His electoral campaign posts weren’t marked as electoral material. As a voter I thought they are not paid but true opinions of journalists/ influencers that I respect. It turns out that they were actually paid and not marked properly. So he broke the rules. Now I am going to change my vote.


So, you agree with the opinion stated in electoral material if it is marked as official campaign material but disagree with the same opinion if it is marked as paid marketing material?

I would like to quote Spock here: "Fascinating..."


Different person: I might give weight to the word of someone I respect, then change my mind when I find out that person wasn't saying it due to conviction but only for a payout, yes.


I completely understand and fully agree with this idea even if I still have to see one political with a strong conviction that are not paid out in a way or another.

Anyway, if the ideas illegally disseminated through this campaign material convinced the voter to choose this candidate over another, what other choice does he have ? Vote for someone that he wouldn't vote in the first place because of his opinion ?

May be I'm wrong assuming people vote for ideas and opinion...


More likely he wants paid advertising to be marked as such. For whose benefit do advertising regulations exist ?


That’s not what was said


People will vote for Hitler if you dress him nicely and make him seem to care for your personal problems (Trump die that really well).

The thing is - in a fair election media scrutiny applies to all candidates. This guy flew under the radar, so media couldn't expose him.
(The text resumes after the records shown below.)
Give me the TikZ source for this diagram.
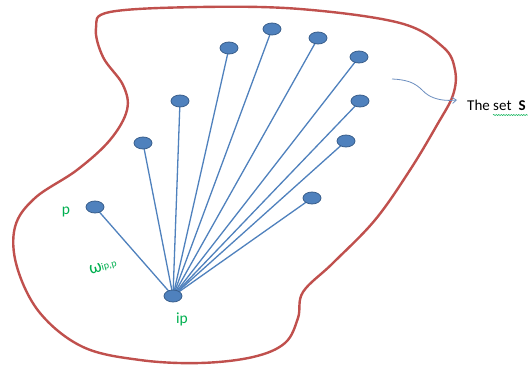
\documentclass[tikz,border=0pt]{standalone}
\usepackage{fontspec}
\setmainfont{Carlito}
\usetikzlibrary{shapes.geometric,backgrounds,decorations.pathmorphing,arrows.meta}
\definecolor{blob}{HTML}{C0504D}
\definecolor{ptfill}{HTML}{4F81BD}
\definecolor{ptedge}{HTML}{385D8A}
\definecolor{lbl}{HTML}{00B050}
\definecolor{callout}{HTML}{6C8EBF}
\tikzset{
  pt/.style={ellipse, fill=ptfill, draw=ptedge, line width=0.8pt, minimum width=18pt, minimum height=12pt, inner sep=0pt},
  ray/.style={draw=ptfill, line width=1.3pt},
  lab/.style={text=lbl, font=\fontsize{15.5}{17}\selectfont, inner sep=0pt},
}
\begin{document}
\begin{tikzpicture}[x=1pt,y=-1pt]
\useasboundingbox (0,0) rectangle (528,367);
% blob
\draw[blob, line width=2.4pt] plot[smooth cycle, tension=0.6] coordinates {
 (110,12) (200,7) (300,9) (400,23) (443,47) (455,70) (453,95) (437,125)
 (410,170) (375,220) (333,263) (303,292) (298,318) (285,343) (253,357)
 (200,363) (140,360) (83,347) (40,313) (17,267) (15,227) (35,198)
 (77,170) (110,140) (127,110) (123,85) (103,57) (96,28)};
% nodes
\node[pt] (ip) at (173,296) {};
\node[pt] (p)  at (95,207) {};
\node[pt] (n1) at (143,143) {};
\node[pt] (n2) at (180,101) {};
\node[pt] (n3) at (229,48) {};
\node[pt] (n4) at (272,29) {};
\node[pt] (n5) at (318,38) {};
\node[pt] (n6) at (359,57) {};
\node[pt] (n7) at (360,101) {};
\node[pt] (n8) at (346,141) {};
\node[pt] (n9) at (312,198) {};
\begin{scope}[on background layer]
\fill[white] (0,0) rectangle (528,367);
\foreach \n in {p,n1,n2,n3,n4,n5,n6,n7,n8,n9}
  \draw[ray] (ip.center) -- (\n.center);
\end{scope}
% labels
\node[lab] (lp) at (66,212) {p};
\node[lab, rotate=15, font=\fontsize{18}{20}\selectfont] (lw) at (103,267) {ω\raisebox{0.1ex}{\fontsize{10}{11}\selectfont ip,p}};
\node[lab] (lip) at (182,319) {ip};
% callout
\node[anchor=base west, inner sep=0pt, font=\fontsize{15}{17}\selectfont] (set) at (467,110) {The set\hspace{7pt}\textbf{S}};
\coordinate (cs) at (392,79);
\coordinate (ce) at (457,100);
\draw[callout, line width=0.8pt, -{Straight Barb[length=4pt,width=6pt]}] (cs) .. controls (418,80) and (420,90) .. (428,95) .. controls (436,100) and (446,101) .. (ce);
\draw[lbl, line width=0.5pt, decorate, decoration={snake, amplitude=0.6pt, segment length=2.5pt}] (493,115) -- (528,115);
\end{tikzpicture}
\end{document}
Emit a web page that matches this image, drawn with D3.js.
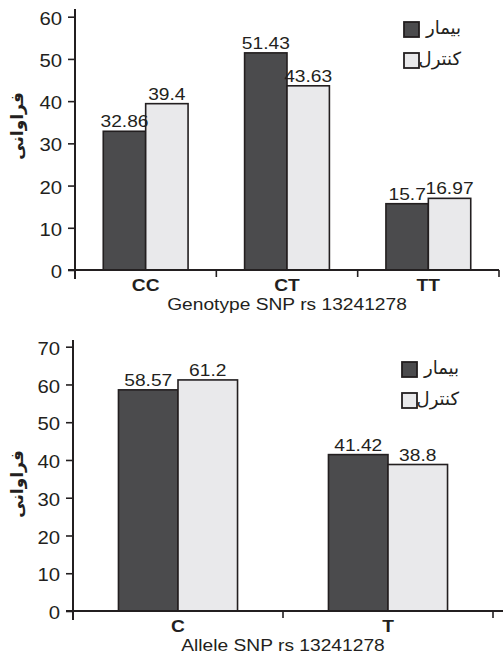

Therefore it wasn't a fair choice people were given because the mainstream candidates all received significant more scrutiny.


I don't even think you need to dress that person nicely. The film "Look who's back" had an actor in the role of Adolf Hitler talk to random people in the street in unscripted sequences. He readily pulled them over to his side by relating to their everyday problems.

As crazy as the premise is of Hitler getting inexplicable transplanted into the 21st century, the film manages to demonstrate the appeal of these dangerous populists.